*Data section*
=======
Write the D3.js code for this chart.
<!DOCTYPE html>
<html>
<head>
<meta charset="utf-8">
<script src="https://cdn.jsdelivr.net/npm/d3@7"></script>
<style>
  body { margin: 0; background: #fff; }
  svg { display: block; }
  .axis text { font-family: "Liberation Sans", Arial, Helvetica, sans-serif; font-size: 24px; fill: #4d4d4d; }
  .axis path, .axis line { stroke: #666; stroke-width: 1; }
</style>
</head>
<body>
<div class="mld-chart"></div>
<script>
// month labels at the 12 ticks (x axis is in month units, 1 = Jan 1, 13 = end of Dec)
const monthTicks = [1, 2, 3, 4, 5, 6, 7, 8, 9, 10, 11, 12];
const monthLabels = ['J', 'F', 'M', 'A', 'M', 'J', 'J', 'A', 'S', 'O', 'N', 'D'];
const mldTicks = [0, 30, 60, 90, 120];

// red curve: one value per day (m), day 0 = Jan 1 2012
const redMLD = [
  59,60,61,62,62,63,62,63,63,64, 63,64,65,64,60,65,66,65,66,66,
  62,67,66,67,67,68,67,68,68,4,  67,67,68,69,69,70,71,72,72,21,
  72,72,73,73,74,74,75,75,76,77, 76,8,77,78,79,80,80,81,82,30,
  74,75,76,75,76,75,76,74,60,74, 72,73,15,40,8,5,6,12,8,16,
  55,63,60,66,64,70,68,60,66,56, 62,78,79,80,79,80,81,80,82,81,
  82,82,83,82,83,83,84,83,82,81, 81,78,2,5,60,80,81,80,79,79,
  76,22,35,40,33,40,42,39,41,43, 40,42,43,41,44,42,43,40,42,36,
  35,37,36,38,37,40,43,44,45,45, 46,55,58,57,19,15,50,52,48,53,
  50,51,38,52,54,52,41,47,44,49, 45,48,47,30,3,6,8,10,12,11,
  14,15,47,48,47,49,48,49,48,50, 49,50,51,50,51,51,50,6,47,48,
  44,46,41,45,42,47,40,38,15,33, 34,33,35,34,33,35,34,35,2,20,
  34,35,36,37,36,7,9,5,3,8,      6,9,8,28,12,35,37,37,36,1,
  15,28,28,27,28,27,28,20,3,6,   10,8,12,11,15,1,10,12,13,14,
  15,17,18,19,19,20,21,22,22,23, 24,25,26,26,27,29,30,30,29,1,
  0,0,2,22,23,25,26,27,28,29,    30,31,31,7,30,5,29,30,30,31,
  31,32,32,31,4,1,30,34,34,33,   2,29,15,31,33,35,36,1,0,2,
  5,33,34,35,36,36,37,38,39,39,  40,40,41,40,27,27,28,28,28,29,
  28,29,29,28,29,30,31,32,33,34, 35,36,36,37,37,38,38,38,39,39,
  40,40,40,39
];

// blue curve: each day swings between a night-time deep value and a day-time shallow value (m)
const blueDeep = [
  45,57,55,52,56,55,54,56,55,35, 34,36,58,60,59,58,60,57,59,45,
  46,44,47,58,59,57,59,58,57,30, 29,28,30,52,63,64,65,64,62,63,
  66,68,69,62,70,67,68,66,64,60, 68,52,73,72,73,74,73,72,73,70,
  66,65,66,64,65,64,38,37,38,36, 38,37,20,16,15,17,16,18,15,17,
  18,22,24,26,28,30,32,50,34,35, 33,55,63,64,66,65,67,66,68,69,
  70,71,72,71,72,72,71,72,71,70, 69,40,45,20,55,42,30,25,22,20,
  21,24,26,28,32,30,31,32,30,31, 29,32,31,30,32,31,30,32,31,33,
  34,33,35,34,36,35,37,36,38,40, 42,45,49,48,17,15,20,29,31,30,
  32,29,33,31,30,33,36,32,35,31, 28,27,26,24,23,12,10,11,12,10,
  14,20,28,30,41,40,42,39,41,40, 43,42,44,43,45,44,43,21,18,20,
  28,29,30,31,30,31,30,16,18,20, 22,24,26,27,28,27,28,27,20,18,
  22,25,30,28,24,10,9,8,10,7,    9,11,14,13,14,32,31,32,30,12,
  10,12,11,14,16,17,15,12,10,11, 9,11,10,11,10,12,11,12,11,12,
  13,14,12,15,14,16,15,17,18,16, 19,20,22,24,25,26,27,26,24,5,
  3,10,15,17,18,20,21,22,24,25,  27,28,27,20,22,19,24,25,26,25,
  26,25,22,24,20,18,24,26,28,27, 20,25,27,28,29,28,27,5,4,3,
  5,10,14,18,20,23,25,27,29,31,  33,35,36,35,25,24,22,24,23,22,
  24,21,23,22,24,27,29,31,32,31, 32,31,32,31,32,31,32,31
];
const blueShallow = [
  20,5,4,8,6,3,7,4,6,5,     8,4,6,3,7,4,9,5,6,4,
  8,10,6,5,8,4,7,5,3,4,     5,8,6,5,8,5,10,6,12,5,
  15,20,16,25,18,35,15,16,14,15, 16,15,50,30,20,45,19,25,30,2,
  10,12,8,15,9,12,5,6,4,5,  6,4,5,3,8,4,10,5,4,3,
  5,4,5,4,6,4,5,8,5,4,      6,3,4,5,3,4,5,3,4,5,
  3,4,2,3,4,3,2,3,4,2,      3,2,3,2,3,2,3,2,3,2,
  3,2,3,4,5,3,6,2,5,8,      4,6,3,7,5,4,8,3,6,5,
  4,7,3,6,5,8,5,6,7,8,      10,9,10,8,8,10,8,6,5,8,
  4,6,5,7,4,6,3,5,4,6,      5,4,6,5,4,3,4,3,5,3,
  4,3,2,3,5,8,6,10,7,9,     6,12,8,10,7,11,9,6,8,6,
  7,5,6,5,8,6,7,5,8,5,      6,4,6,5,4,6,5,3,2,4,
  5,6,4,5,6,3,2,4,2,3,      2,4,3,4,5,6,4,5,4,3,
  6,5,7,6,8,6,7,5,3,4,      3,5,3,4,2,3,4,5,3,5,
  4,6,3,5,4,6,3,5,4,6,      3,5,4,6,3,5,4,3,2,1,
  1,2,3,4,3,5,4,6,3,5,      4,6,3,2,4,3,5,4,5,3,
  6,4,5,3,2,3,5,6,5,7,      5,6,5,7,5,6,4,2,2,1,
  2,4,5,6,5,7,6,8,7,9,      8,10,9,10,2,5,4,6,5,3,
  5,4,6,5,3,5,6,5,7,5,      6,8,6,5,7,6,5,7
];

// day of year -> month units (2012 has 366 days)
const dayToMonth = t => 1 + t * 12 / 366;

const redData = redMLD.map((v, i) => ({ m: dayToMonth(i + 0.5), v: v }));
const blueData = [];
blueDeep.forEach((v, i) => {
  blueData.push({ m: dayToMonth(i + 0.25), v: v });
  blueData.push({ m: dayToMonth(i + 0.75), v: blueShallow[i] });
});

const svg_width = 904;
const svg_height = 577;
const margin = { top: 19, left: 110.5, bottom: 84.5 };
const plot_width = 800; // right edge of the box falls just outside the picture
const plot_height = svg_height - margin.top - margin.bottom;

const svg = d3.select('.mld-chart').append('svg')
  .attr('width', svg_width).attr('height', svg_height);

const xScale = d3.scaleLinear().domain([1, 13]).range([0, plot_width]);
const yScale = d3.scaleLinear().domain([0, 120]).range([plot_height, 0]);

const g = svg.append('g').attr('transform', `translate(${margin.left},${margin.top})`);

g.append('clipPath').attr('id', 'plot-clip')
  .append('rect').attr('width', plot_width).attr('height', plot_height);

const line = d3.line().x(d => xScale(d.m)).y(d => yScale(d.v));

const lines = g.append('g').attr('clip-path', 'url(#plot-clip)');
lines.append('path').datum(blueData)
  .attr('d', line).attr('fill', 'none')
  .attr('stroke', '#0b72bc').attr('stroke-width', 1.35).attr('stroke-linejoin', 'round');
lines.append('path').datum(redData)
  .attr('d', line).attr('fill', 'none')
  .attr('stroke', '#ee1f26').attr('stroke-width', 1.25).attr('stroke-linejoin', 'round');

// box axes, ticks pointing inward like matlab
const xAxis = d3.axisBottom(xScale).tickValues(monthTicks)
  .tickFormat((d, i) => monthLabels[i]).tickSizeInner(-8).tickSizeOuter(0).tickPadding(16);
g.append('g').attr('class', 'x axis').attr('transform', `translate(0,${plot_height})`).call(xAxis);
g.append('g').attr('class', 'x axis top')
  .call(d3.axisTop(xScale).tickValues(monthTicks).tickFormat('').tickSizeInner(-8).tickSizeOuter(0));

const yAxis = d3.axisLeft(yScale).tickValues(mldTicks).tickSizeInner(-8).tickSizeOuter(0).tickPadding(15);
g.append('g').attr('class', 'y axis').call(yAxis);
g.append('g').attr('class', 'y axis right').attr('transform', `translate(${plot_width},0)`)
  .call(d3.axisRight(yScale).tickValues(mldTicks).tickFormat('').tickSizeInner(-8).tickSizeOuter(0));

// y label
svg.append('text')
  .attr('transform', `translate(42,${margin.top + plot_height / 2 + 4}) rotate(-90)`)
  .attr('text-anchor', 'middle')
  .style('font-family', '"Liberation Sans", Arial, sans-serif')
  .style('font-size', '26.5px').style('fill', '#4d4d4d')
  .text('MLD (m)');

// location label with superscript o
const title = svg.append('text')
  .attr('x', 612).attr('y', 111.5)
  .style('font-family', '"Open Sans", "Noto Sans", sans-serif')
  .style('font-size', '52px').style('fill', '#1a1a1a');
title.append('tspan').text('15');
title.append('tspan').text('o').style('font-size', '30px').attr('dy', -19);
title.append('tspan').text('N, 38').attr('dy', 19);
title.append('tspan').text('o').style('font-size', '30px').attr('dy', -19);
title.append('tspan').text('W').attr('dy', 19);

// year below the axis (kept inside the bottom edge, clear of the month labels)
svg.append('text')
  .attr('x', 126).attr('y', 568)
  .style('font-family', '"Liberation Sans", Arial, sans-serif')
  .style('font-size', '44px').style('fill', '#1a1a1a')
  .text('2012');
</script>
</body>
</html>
=======
*Exercise task*
Return exactly the opening lines of the listing above, ending with the line that has "const mldTicks = [0, 30, 60, 90, 120];".

*Exercise response*
Write the D3.js code for this chart.
<!DOCTYPE html>
<html>
<head>
<meta charset="utf-8">
<script src="https://cdn.jsdelivr.net/npm/d3@7"></script>
<style>
  body { margin: 0; background: #fff; }
  svg { display: block; }
  .axis text { font-family: "Liberation Sans", Arial, Helvetica, sans-serif; font-size: 24px; fill: #4d4d4d; }
  .axis path, .axis line { stroke: #666; stroke-width: 1; }
</style>
</head>
<body>
<div class="mld-chart"></div>
<script>
// month labels at the 12 ticks (x axis is in month units, 1 = Jan 1, 13 = end of Dec)
const monthTicks = [1, 2, 3, 4, 5, 6, 7, 8, 9, 10, 11, 12];
const monthLabels = ['J', 'F', 'M', 'A', 'M', 'J', 'J', 'A', 'S', 'O', 'N', 'D'];
const mldTicks = [0, 30, 60, 90, 120];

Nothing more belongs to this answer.